Jurassic Shark - a short review

 
Jurassic Shark film poster
A short while ago we had a visitor with whom we discovered a shared passion: B movies. When I was an adolescent, I watched anything that could be vaguely considered science fiction. With the advent of cheap cameras and editing software, anyone could make films and the distinction between A, B and C (or even Z) gets increasingly blurred, so I more or less stopped watching.

Now, our visitor suggested Jurassic Park. While not her words exactly, but she suggested that the film was made with as little talent as the makers could get away with, but not without some enthusiasm.

The same evening, after she left, we watched the film, and afterward I was faced with a serious conundrum: rating the film. On one side, the film is undeniable awful. Awful dialogue, delivered by awful actors, shot at some quarry lake and long abandoned hangar, with zero production values (unless you consider young women in bikinis as value).

Take the poster, which undoubtedly presents the most professional part of the production.

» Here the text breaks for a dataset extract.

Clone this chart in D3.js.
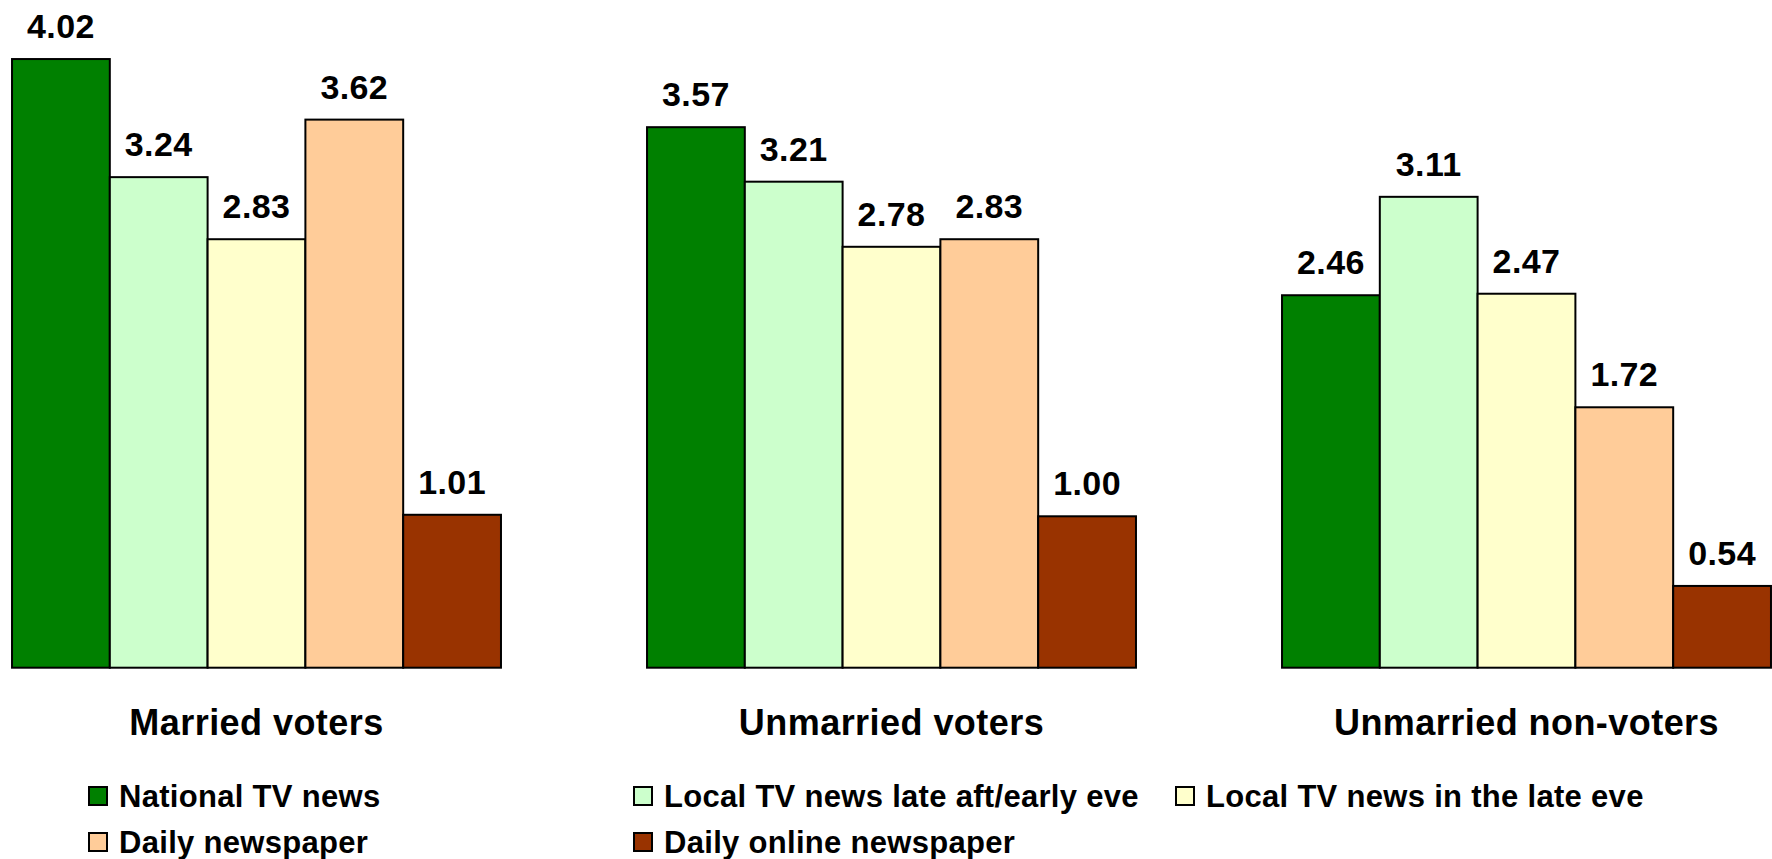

There are no helicopters in the film, no explosion on a boat, no explosions to be seen (only heard), and the shark is way smaller (and way less realistic).

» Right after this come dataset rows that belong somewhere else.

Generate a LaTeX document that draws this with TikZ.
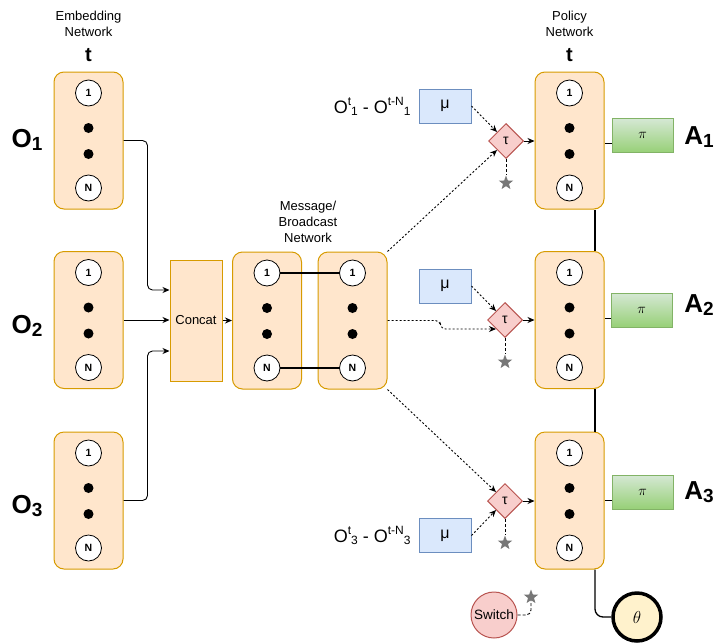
\documentclass[tikz,border=0pt]{standalone}
\usepackage{fontspec}
\setmainfont{Liberation Sans}
\usetikzlibrary{arrows.meta,shapes.geometric}
\definecolor{netfill}{HTML}{FFE6CC}
\definecolor{netline}{HTML}{D79B00}
\definecolor{mufill}{HTML}{DAE8FC}
\definecolor{muline}{HTML}{6C8EBF}
\definecolor{redfill}{HTML}{F8CECC}
\definecolor{redline}{HTML}{B85450}
\definecolor{pitop}{HTML}{D5E8D4}
\definecolor{pibot}{HTML}{97D077}
\definecolor{piline}{HTML}{82B366}
\definecolor{thetafill}{HTML}{FFF2CC}
\definecolor{stargray}{HTML}{777777}
\newcommand{\lsub}[1]{\raisebox{-3pt}{\fontsize{19}{19}\selectfont #1}}
\newcommand{\osup}[1]{\raisebox{8pt}{\fontsize{12}{12}\selectfont #1}}
\newcommand{\osub}[1]{\raisebox{-2pt}{\fontsize{12}{12}\selectfont #1}}
\begin{document}
\begin{tikzpicture}[x=1pt,y=-1pt,
    netbox/.style={draw=netline,fill=netfill,rounded corners=10pt,line width=1pt,
      minimum width=69pt,minimum height=137pt},
    neuron/.style={circle,draw,fill=white,line width=0.8pt,minimum size=26pt,inner sep=0pt,
      font=\fontsize{10.5}{10.5}\selectfont\bfseries},
    ndot/.style={circle,fill=black,minimum size=10pt,inner sep=0pt},
    lbl/.style={align=center,font=\fontsize{13}{16}\selectfont},
    tlbl/.style={font=\fontsize{20}{20}\selectfont\bfseries},
    olbl/.style={font=\fontsize{26}{26}\selectfont\bfseries},
    concatbox/.style={draw=netline,fill=netfill,line width=1pt,minimum width=52pt,
      minimum height=121pt,font=\fontsize{13}{13}\selectfont},
    mubox/.style={draw=muline,fill=mufill,line width=1pt,minimum width=52pt,minimum height=34pt,
      font=\fontsize{16}{16}\selectfont},
    taubox/.style={diamond,draw=redline,fill=redfill,line width=1pt,minimum width=35pt,
      minimum height=35pt,inner sep=0pt,font=\fontsize{14}{14}\selectfont},
    pibox/.style={draw=piline,top color=pitop,bottom color=pibot,line width=1pt,
      minimum width=61pt,minimum height=34pt,font=\fontsize{14}{14}\selectfont},
    starmark/.style={star,star points=5,star point ratio=2.4,fill=stargray,minimum size=15pt,inner sep=0pt},
    swbox/.style={circle,draw=redline,fill=redfill,line width=1pt,minimum size=46pt,inner sep=0pt,
      font=\fontsize{13.5}{13.5}\selectfont},
    thetabox/.style={circle,draw,fill=thetafill,line width=3.5pt,minimum size=48pt,inner sep=0pt,
      font=\fontsize{17}{17}\selectfont},
    arr/.style={-{Stealth[length=7pt,width=6pt]},line width=0.9pt,rounded corners=5pt},
    sig/.style={-{Stealth[length=7pt,width=6pt]},line width=0.9pt,dash pattern=on 2pt off 2pt,
      rounded corners=5pt},
    dashlink/.style={line width=0.9pt,dash pattern=on 3pt off 2pt,rounded corners=5pt},
    link/.style={line width=1.3pt}]
  \useasboundingbox (0,0) rectangle (717,643);
  % titles
  \node[lbl] (embtitle) at (88.5,24) {Embedding\\Network};
  \node[tlbl] (embt) at (88.5,55) {t};
  \node[lbl] (msgtitle) at (308,222) {Message/\\Broadcast\\Network};
  \node[lbl] (poltitle) at (569.5,24) {Policy\\Network};
  \node[tlbl] (polt) at (569.5,55) {t};
  % network columns
  \foreach \n/\x/\y in {e1/88.5/140.5,e2/88.5/320,e3/88.5/500.5,m1/267/320.5,m2/352.5/320.5,
      p1/569.5/140.5,p2/569.5/320,p3/569.5/500.5}{
    \node[netbox] (\n) at (\x,\y) {};
    \node[neuron] (\n-1) at (\x,\y-47.5) {1};
    \node[ndot] at (\x,\y-12.5) {};
    \node[ndot] at (\x,\y+13.5) {};
    \node[neuron] (\n-N) at (\x,\y+47.5) {N};
  }
  \node[olbl] (o1) at (27,140) {O\lsub{1}};
  \node[olbl] (o2) at (27,326) {O\lsub{2}};
  \node[olbl] (o3) at (27,506) {O\lsub{3}};
  \node[concatbox] (concat) at (196,320.5) {Concat};
  % inputs to the policy
  \node[mubox] (mu1) at (445,106) {μ};
  \node[mubox] (mu2) at (445,286) {μ};
  \node[mubox] (mu3) at (445,535.5) {μ};
  \node[anchor=east,font=\fontsize{18}{18}\selectfont] (d1) at (414,106)
    {O\osup{t}\osub{1} - O\osup{t-N}\osub{1}};
  \node[anchor=east,font=\fontsize{18}{18}\selectfont] (d3) at (414,535.5)
    {O\osup{t}\osub{3} - O\osup{t-N}\osub{3}};
  \node[taubox] (t1) at (506,141) {τ};
  \node[taubox] (t2) at (505,320) {τ};
  \node[taubox] (t3) at (505,501) {τ};
  \node[starmark] (s1) at (506,183) {};
  \node[starmark] (s2) at (505,362) {};
  \node[starmark] (s3) at (505,543) {};
  % outputs
  \node[pibox] (pi1) at (642.5,135.5) {$\pi$};
  \node[pibox] (pi2) at (641.5,310) {$\pi$};
  \node[pibox] (pi3) at (642.5,492) {$\pi$};
  \node[olbl] (a1) at (699,137) {A\lsub{1}};
  \node[olbl] (a2) at (699,305) {A\lsub{2}};
  \node[olbl] (a3) at (699,492) {A\lsub{3}};
  \node[swbox] (sw) at (494,615) {Switch};
  \node[starmark] (s4) at (531,597) {};
  \node[thetabox] (theta) at (637,617) {$\theta$};
  % connectors
  \draw[arr] (e1.east) -- ++(24,0) |- ([yshift=30.5pt]concat.west);
  \draw[arr] (e2.east) -- (e2.east -| concat.west);
  \draw[arr] (e3.east) -- ++(24,0) |- ([yshift=-30.5pt]concat.west);
  \draw[arr] (concat.east) -- (m1.west);
  \draw[link] (m1-1) -- (m2-1);
  \draw[link] (m1-N) -- (m2-N);
  \draw[sig] (mu1.east) -- (t1.north west);
  \draw[sig] (m2.north east) -- (t1.south west);
  \draw[sig] (mu2.east) -- (t2.north west);
  \draw[sig] (m2.east) -- ++(53,0) |- (t2.south west);
  \draw[sig] (m2.south east) -- (t3.north west);
  \draw[sig] (mu3.east) -- (t3.south west);
  \draw[arr] (t1.east) -- (t1.east -| p1.west);
  \draw[arr] (t2.east) -- (t2.east -| p2.west);
  \draw[arr] (t3.east) -- (t3.east -| p3.west);
  \draw[dashlink] (t1.south) -- (s1.north);
  \draw[dashlink] (t2.south) -- (s2.north);
  \draw[dashlink] (t3.south) -- (s3.north);
  \draw[line width=1pt] ([yshift=-8pt]pi1.west) -- ([yshift=-8pt]pi1.west -| p1.east);
  \draw[line width=1pt] ([yshift=-8pt]pi2.west) -- ([yshift=-8pt]pi2.west -| p2.east);
  \draw[line width=1pt] ([yshift=-8pt]pi3.west) -- ([yshift=-8pt]pi3.west -| p3.east);
  \draw[link] ([xshift=25.5pt]p1.south) -- ([xshift=25.5pt]p2.north);
  \draw[link] ([xshift=25.5pt]p2.south) -- ([xshift=25.5pt]p3.north);
  \draw[link,rounded corners=8pt] ([xshift=25.5pt]p3.south) |- (theta.west);
  \draw[dashlink] (sw.east) -| (s4.south);
\end{tikzpicture}
\end{document}
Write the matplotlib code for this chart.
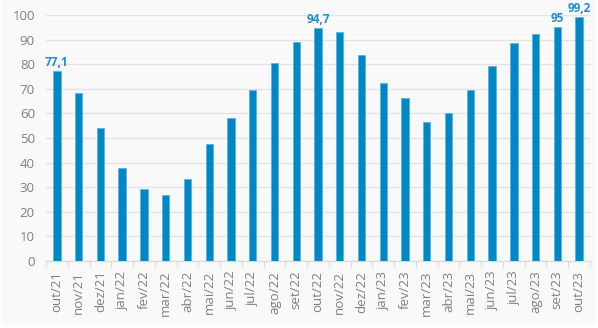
import matplotlib
matplotlib.use("Agg")
import matplotlib.pyplot as plt
from matplotlib.patches import Rectangle
import numpy as np

categories = ["out/21", "nov/21", "dez/21", "jan/22", "fev/22", "mar/22", "abr/22",
              "mai/22", "jun/22", "jul/22", "ago/22", "set/22", "out/22", "nov/22",
              "dez/22", "jan/23", "fev/23", "mar/23", "abr/23", "mai/23", "jun/23",
              "jul/23", "ago/23", "set/23", "out/23"]
values = [77.1, 68.1, 53.9, 37.8, 29.1, 26.7, 33.5, 47.7, 58.3, 69.4, 80.6, 89.1,
          94.7, 93.0, 83.6, 72.5, 66.3, 56.4, 60.0, 69.4, 79.3, 88.6, 92.4, 95.0, 99.2]
labelled = {0: "77,1", 12: "94,7", 23: "95", 24: "99,2"}
yticks = [0, 10, 20, 30, 40, 50, 60, 70, 80, 90, 100]

plt.rcParams['font.family'] = ['Open Sans', 'DejaVu Sans']

W, H = 598, 328
fig = plt.figure(figsize=(W / 100, H / 100), dpi=100, facecolor='white')
fig.patches.append(Rectangle((2 / W, 3 / H), (W - 4) / W, (H - 3) / H,
                             transform=fig.transFigure, facecolor='#f9f9f9',
                             edgecolor='none', zorder=-10))

ax = fig.add_axes([46 / W, (H - 261) / H, (590 - 46) / W, (261 - 15) / H])
ax.set_facecolor('none')

x = np.arange(len(categories))
ax.bar(x, values, width=0.34, color='#0088c6', edgecolor='#5bb4e0', linewidth=0.6, zorder=3)

for i, t in labelled.items():
    ax.annotate(t, (x[i], values[i]), xytext=(0, 1.5), textcoords='offset points',
                ha='center', va='bottom', color='#1f8fcb', fontsize=8.5,
                fontweight='bold', zorder=4, annotation_clip=False)

ax.set_xlim(-0.5, len(categories) - 0.5)
ax.set_ylim(0, 100)
ax.set_yticks(yticks)
ax.set_yticklabels([str(v) for v in yticks])
ax.yaxis.grid(True, color='#e3e3e3', linewidth=1, zorder=0)
ax.tick_params(axis='y', length=0, labelsize=9.5, labelcolor='#7f7f7f', pad=8)

ax.set_xticks(x)
ax.set_xticklabels(categories, rotation=90)
ax.tick_params(axis='x', length=0, labelsize=9.5, labelcolor='#7f7f7f', pad=7)
ax.set_xticks(np.arange(-0.5, len(categories), 1), minor=True)
ax.tick_params(axis='x', which='minor', length=4, color='#d9d9d9', width=0.8)

for s in ['top', 'right', 'left']:
    ax.spines[s].set_visible(False)
ax.spines['bottom'].set_color('#d9d9d9')
ax.spines['bottom'].set_linewidth(0.8)

fig.savefig('out.png', dpi=100, facecolor=fig.get_facecolor())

So, in the end, as films go, this one deserves by all standards only one point (actually zero, but most sites don't allow that, so it gets one point as a participation trophy, for the simple fact that it exists). But then I had so much fun with this inaptitude, the sincerity with which everyone was playing their parts - abetted by the fact that without the titles (both opening and end titles) the whole took only about 55 minutes, that I cannot help it but to give it two points on the Internet Movie Database.

As for the story, there is not much to tell. A drilling company inadvertently releases a shark that was frozen underground for millions of years to a lake. At the same time, a group of students and a gang of art thieves drop by and get caught up, first with the shark, then with one another.

The real surprise came later, when I found out that most people involved with the film kept working in the film industry and kept finding work.